## Source material:
▽
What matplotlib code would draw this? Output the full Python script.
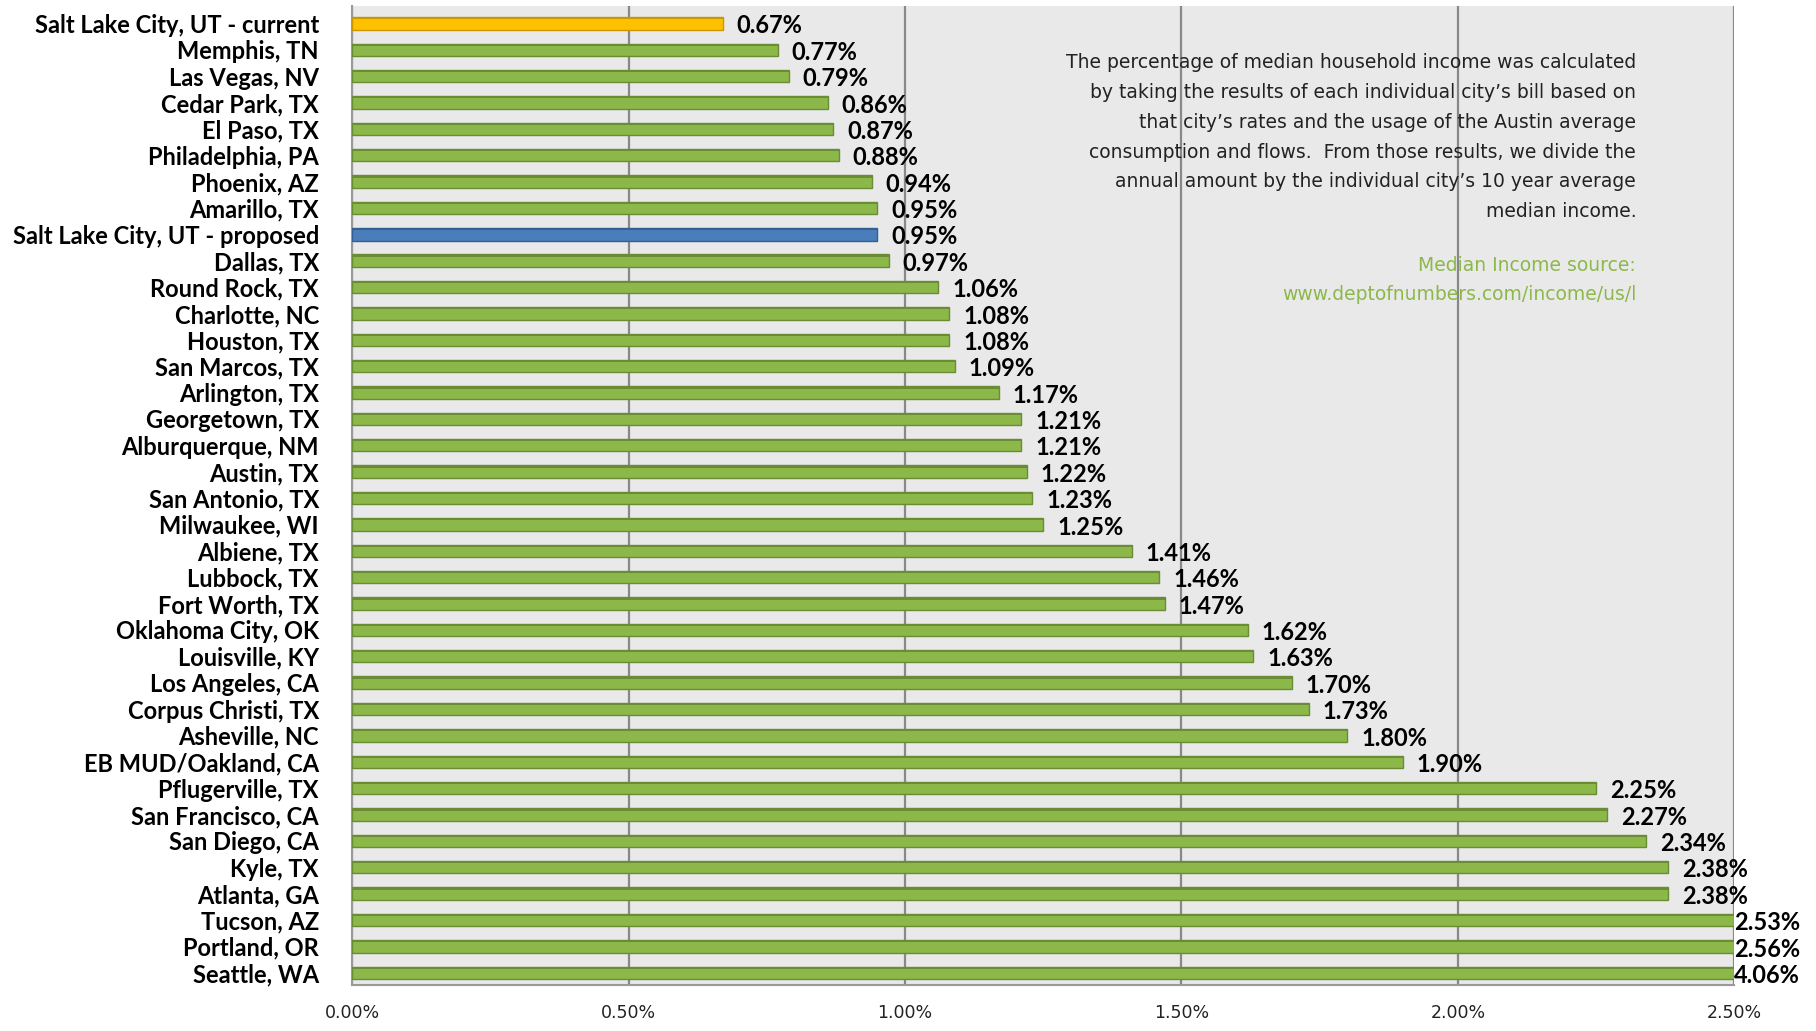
import matplotlib
matplotlib.use("Agg")
import matplotlib.pyplot as plt
import numpy as np

# cidades de cima para baixo, valores em %
cities = ["Salt Lake City, UT - current", "Memphis, TN", "Las Vegas, NV", "Cedar Park, TX",
          "El Paso, TX", "Philadelphia, PA", "Phoenix, AZ", "Amarillo, TX",
          "Salt Lake City, UT - proposed", "Dallas, TX", "Round Rock, TX", "Charlotte, NC",
          "Houston, TX", "San Marcos, TX", "Arlington, TX", "Georgetown, TX",
          "Alburquerque, NM", "Austin, TX", "San Antonio, TX", "Milwaukee, WI",
          "Albiene, TX", "Lubbock, TX", "Fort Worth, TX", "Oklahoma City, OK",
          "Louisville, KY", "Los Angeles, CA", "Corpus Christi, TX", "Asheville, NC",
          "EB MUD/Oakland, CA", "Pflugerville, TX", "San Francisco, CA", "San Diego, CA",
          "Kyle, TX", "Atlanta, GA", "Tucson, AZ", "Portland, OR", "Seattle, WA"]
values = [0.67, 0.77, 0.79, 0.86, 0.87, 0.88, 0.94, 0.95, 0.95, 0.97, 1.06, 1.08, 1.08,
          1.09, 1.17, 1.21, 1.21, 1.22, 1.23, 1.25, 1.41, 1.46, 1.47, 1.62, 1.63, 1.70,
          1.73, 1.80, 1.90, 2.25, 2.27, 2.34, 2.38, 2.38, 2.53, 2.56, 4.06]
xticks = [0.0, 0.5, 1.0, 1.5, 2.0, 2.5]

note = ("The percentage of median household income was calculated\n"
        "by taking the results of each individual city\u2019s bill based on\n"
        "that city\u2019s rates and the usage of the Austin average\n"
        "consumption and flows.  From those results, we divide the\n"
        "annual amount by the individual city\u2019s 10 year average\n"
        "median income.")
source = "Median Income source:\nwww.deptofnumbers.com/income/us/l"

xmax = 2.5
green, green_dark = "#8cb84a", "#6a8c34"
colors = [green] * len(cities)
colors[0] = "#ffc000"
colors[8] = "#4a7ebb"
dark = [green_dark] * len(cities)
dark[0] = "#c99700"
dark[8] = "#355f94"

label_font = "Lato"
note_font = "DejaVu Sans"

fig = plt.figure(figsize=(18.16, 10.31), dpi=100)
ax = fig.add_axes([0.194, 0.045, 0.761, 0.949])
ax.set_facecolor("#e9e9e9")

y = np.arange(len(cities))
shown = np.minimum(values, xmax)
ax.barh(y, shown, height=0.47, color=colors, edgecolor=dark, linewidth=1.0, zorder=3)
# faixa escura no topo (efeito 3D)
ax.barh(y - 0.19, shown, height=0.08, color=dark, linewidth=0, zorder=4)

for yi, v in zip(y, values):
    ax.text(min(v + 0.025, xmax), yi + 0.1, f"{v:.2f}%", va="center", ha="left",
            fontsize=17, fontweight="bold", family=label_font, clip_on=False, zorder=5)

ax.set_xlim(0, xmax)
ax.set_ylim(len(cities) - 0.55, -0.65)
ax.set_xticks(xticks)
ax.set_xticklabels([f"{t:.2f}%" for t in xticks], fontsize=12.5, family=note_font,
                   color="#222222")
ax.set_yticks(y)
ax.set_yticklabels(cities, fontsize=17, fontweight="bold", family=label_font)
ax.tick_params(axis="y", length=0, pad=24)
ax.tick_params(axis="x", length=0, pad=14)
ax.xaxis.grid(True, color="#888888", linewidth=1.6, zorder=1)
ax.set_axisbelow(True)
for side in ["top", "right"]:
    ax.spines[side].set_visible(False)
ax.spines["left"].set_color("#999999")
ax.spines["bottom"].set_color("#999999")
ax.spines["left"].set_linewidth(1.5)
ax.spines["bottom"].set_linewidth(1.5)

ax.text(0.929, 0.952, note, transform=ax.transAxes, ha="right", va="top",
        fontsize=13.5, family=note_font, linespacing=1.72, color="#222222")
ax.text(0.929, 0.745, source, transform=ax.transAxes, ha="right", va="top",
        fontsize=13.5, family=note_font, linespacing=1.72, color="#8cb84a")

fig.savefig("out.png", dpi=100)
△
## Problem to work on:
State how many lines of the listing above hold the word "matplotlib", with nothing but the number.

## The output:
4